Minimally invasive heart surgery - the safest treatment for heart disease.

One of the major concerns about somebody undergoing heart surgery is the risk of stroke and death. This results from the manipulation of the aorta and cardiopulmonary bypass which conventional heart surgery entails.

There is a new approach to coronary artery surgery which does not necessitate any handling of the aorta whatsoever. This is the concept of minimally invasive coronary artery bypass surgery where a small 5-6 cm incision is made on the left chest through which both internal mammary arteries are harvested and used to bypass all areas of the heart. This surgery does not need median sternotomy, use of the heart lung machine and in particular does not involve any handling of the aorta - the anaortic or no-touch aorta technic.
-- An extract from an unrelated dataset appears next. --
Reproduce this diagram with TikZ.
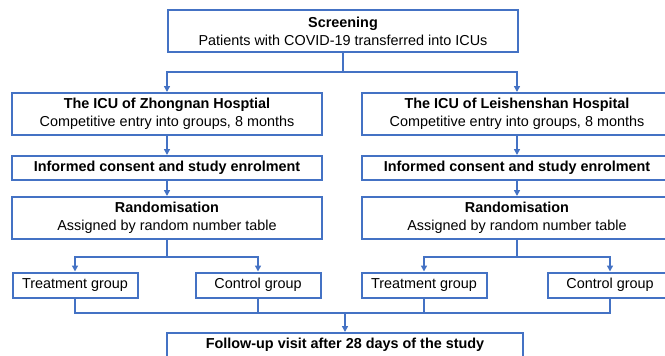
\documentclass[tikz,border=0pt]{standalone}
\usepackage{fontspec}
\setmainfont{Liberation Sans}
\usetikzlibrary{arrows.meta}
\definecolor{boxblue}{RGB}{68,114,196}

\begin{document}
\begin{tikzpicture}[x=1pt,y=-1pt,
	box/.style={draw=boxblue, line width=2pt, align=center, inner sep=0pt, font=\fontsize{14.4}{18}\selectfont},
	tall/.style={box, minimum width=310pt, minimum height=42pt},
	flat/.style={box, minimum width=310pt, minimum height=24pt},
	grp/.style={box, minimum width=125pt, minimum height=25pt},
	link/.style={draw=boxblue, line width=2pt},
	arr/.style={link, -{Triangle[length=6pt,width=6pt]}}]
	%\draw[help lines] (0,0) grid[step=50] (665,356);
	\useasboundingbox (0,0) rectangle (665,356);
	\clip (0,0) rectangle (665,356);
	\node[tall, minimum width=350pt] (screen) at (343,31) {\textbf{Screening}\\Patients with COVID-19 transferred into ICUs};
	\node[tall] (zn) at (167,114) {\textbf{The ICU of Zhongnan Hosptial}\\Competitive entry into groups, 8 months};
	\node[tall] (ls) at (517,114) {\textbf{The ICU of Leishenshan Hospital}\\Competitive entry into groups, 8 months};
	\node[flat] (inf1) at (167,168) {\textbf{Informed consent and study enrolment}};
	\node[flat] (inf2) at (517,168) {\textbf{Informed consent and study enrolment}};
	\node[tall] (rand1) at (167,218) {\textbf{Randomisation}\\Assigned by random number table};
	\node[tall] (rand2) at (517,218) {\textbf{Randomisation}\\Assigned by random number table};
	\node[grp] (trt1) at (75,285) {Treatment group};
	\node[grp] (ctl1) at (258,285) {Control group};
	\node[grp] (trt2) at (424,285) {Treatment group};
	\node[grp] (ctl2) at (610,285) {Control group};
	\node[flat, minimum width=356pt] (follow) at (345,345) {\textbf{Follow-up visit after 28 days of the study}};
	\coordinate (split) at (343,72);
	\coordinate (merge) at (345,313);
	\draw[arr] (screen.south) |- (split) -| (zn.north);
	\draw[arr] (split) -| (ls.north);
	\draw[arr] (zn) -- (inf1);
	\draw[arr] (ls) -- (inf2);
	\draw[arr] (inf1) -- (rand1);
	\draw[arr] (inf2) -- (rand2);
	\draw[arr] (rand1.south) -- ++(0,17) -| (trt1.north);
	\draw[arr] (rand1.south) -- ++(0,17) -| (ctl1.north);
	\draw[arr] (rand2.south) -- ++(0,17) -| (trt2.north);
	\draw[arr] (rand2.south) -- ++(0,17) -| (ctl2.north);
	\draw[link] (trt1.south) |- (merge) -| (ctl2.south);
	\draw[link] (ctl1.south) -- (ctl1.south |- merge);
	\draw[link] (trt2.south) -- (trt2.south |- merge);
	\draw[arr] (merge) -- (follow.north);
\end{tikzpicture}
\end{document}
As a result, the risk of stroke and death is much reduced and the recovery following surgery is enhanced so that patients only need to spend 3-4 days in hospital and can get back to work within a week.

In comparison, coronary artery angioplasty and stenting, the percutaneous coronary intervention (PCI) approach, inevitably involves introducing guide wires, catheters, balloons, stents or other complex instrument into the aorta before they can be negotiated into the coronary arteries which start from the base of the aorta. There is always a risk of knocking off material from within the wall of the aorta, especially since it may be badly disease especially in older patients. This may result in stroke and silent stroke which has been detected in 15 to 32% of patients.

It is my believe that minimally invasive coronary artery bypass grafting as described is safer than PCI for patients with multi-vessel coronary artery disease.